*** MATERIAL PROVIDED ***

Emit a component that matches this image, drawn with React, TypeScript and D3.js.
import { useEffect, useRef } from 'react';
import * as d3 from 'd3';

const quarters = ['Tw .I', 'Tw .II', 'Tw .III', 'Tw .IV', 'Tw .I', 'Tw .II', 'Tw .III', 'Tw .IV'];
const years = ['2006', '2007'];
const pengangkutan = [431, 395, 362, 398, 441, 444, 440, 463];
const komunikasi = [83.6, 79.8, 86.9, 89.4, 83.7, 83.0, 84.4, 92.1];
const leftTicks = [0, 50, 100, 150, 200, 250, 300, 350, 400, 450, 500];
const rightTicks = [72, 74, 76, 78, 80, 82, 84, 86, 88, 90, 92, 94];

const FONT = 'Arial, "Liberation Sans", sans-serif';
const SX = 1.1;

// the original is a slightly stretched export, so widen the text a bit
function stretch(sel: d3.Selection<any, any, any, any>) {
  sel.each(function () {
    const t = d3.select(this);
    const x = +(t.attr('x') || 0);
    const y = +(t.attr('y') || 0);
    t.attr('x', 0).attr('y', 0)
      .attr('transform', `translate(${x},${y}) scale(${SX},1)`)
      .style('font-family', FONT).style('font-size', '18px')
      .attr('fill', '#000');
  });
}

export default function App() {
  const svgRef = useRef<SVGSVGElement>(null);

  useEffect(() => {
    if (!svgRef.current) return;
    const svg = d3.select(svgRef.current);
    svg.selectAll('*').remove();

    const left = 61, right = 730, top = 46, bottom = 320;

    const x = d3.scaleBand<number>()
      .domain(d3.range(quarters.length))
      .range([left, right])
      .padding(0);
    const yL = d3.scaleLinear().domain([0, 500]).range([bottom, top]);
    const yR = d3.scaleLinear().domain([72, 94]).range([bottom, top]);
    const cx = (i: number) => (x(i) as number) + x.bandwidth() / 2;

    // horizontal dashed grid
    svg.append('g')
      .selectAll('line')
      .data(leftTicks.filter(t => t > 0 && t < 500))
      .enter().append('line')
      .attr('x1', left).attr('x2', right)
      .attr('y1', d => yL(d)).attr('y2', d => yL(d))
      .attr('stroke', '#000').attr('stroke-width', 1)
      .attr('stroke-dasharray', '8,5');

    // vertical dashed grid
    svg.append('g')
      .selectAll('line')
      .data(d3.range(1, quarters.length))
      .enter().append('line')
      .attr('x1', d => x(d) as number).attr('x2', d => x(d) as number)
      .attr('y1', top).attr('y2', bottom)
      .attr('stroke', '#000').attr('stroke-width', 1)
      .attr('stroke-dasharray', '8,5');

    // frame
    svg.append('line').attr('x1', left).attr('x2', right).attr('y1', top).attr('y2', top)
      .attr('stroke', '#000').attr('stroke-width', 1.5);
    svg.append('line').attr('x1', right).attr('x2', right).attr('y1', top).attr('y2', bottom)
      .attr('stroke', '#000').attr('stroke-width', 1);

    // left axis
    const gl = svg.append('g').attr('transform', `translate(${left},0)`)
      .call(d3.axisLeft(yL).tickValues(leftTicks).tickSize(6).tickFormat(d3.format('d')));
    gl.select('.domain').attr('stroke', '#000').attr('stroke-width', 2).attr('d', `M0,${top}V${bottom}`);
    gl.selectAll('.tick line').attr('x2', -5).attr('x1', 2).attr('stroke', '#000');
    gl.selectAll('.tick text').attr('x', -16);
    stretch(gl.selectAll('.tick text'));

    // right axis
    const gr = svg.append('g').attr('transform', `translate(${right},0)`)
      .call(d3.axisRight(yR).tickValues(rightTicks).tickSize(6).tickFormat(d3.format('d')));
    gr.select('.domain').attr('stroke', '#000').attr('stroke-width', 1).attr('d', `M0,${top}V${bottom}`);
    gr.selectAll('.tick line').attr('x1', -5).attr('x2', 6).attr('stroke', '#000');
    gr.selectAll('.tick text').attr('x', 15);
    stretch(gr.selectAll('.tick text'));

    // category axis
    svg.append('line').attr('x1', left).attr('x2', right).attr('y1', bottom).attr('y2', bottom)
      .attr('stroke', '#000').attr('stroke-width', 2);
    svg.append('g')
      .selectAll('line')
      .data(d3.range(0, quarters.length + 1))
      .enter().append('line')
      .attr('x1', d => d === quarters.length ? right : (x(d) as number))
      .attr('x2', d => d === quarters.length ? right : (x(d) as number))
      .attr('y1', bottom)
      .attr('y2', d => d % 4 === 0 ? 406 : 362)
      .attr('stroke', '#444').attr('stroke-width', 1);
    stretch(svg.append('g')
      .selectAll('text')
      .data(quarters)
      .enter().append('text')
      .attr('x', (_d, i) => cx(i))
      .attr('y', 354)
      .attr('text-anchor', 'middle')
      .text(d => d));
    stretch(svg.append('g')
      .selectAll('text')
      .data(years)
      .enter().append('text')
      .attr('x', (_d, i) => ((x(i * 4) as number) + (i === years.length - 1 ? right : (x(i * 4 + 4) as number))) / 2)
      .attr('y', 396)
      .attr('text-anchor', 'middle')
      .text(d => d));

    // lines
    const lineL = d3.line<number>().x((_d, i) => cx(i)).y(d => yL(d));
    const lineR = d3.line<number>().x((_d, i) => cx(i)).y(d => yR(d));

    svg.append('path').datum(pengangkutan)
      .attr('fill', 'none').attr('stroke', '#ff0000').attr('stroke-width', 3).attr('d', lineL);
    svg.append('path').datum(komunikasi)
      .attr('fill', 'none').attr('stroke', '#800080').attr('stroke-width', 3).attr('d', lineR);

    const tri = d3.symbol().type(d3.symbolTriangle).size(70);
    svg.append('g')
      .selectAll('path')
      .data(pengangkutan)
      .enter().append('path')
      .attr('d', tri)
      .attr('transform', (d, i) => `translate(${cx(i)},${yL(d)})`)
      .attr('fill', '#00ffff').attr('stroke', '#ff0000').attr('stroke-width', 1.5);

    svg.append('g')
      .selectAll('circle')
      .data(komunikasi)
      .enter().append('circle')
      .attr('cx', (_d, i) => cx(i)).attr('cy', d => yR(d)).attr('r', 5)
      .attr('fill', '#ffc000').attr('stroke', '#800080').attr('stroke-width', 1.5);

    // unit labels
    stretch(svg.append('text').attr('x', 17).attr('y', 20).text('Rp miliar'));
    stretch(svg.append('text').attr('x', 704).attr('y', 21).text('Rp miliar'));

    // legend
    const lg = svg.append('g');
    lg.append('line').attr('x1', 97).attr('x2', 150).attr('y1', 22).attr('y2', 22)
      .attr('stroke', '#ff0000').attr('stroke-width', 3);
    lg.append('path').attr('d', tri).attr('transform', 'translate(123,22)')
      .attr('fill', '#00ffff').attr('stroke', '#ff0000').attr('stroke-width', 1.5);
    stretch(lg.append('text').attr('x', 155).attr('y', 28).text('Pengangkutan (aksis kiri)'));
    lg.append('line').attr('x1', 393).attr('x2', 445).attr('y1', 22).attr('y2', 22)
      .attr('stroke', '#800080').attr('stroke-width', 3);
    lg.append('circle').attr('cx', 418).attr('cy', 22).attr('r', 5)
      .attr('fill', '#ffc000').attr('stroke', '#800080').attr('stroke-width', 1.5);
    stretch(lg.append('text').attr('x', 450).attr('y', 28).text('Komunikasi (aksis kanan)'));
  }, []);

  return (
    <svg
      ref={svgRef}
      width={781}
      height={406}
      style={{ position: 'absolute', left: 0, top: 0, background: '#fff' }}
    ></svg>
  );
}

***

• _AIM_
Restate the first line and every line after it, word for word, stopping once the line with "const SX = 1.1;" is done.

• _RESPONSE BELOW_
Emit a component that matches this image, drawn with React, TypeScript and D3.js.
import { useEffect, useRef } from 'react';
import * as d3 from 'd3';

const quarters = ['Tw .I', 'Tw .II', 'Tw .III', 'Tw .IV', 'Tw .I', 'Tw .II', 'Tw .III', 'Tw .IV'];
const years = ['2006', '2007'];
const pengangkutan = [431, 395, 362, 398, 441, 444, 440, 463];
const komunikasi = [83.6, 79.8, 86.9, 89.4, 83.7, 83.0, 84.4, 92.1];
const leftTicks = [0, 50, 100, 150, 200, 250, 300, 350, 400, 450, 500];
const rightTicks = [72, 74, 76, 78, 80, 82, 84, 86, 88, 90, 92, 94];

const FONT = 'Arial, "Liberation Sans", sans-serif';
const SX = 1.1;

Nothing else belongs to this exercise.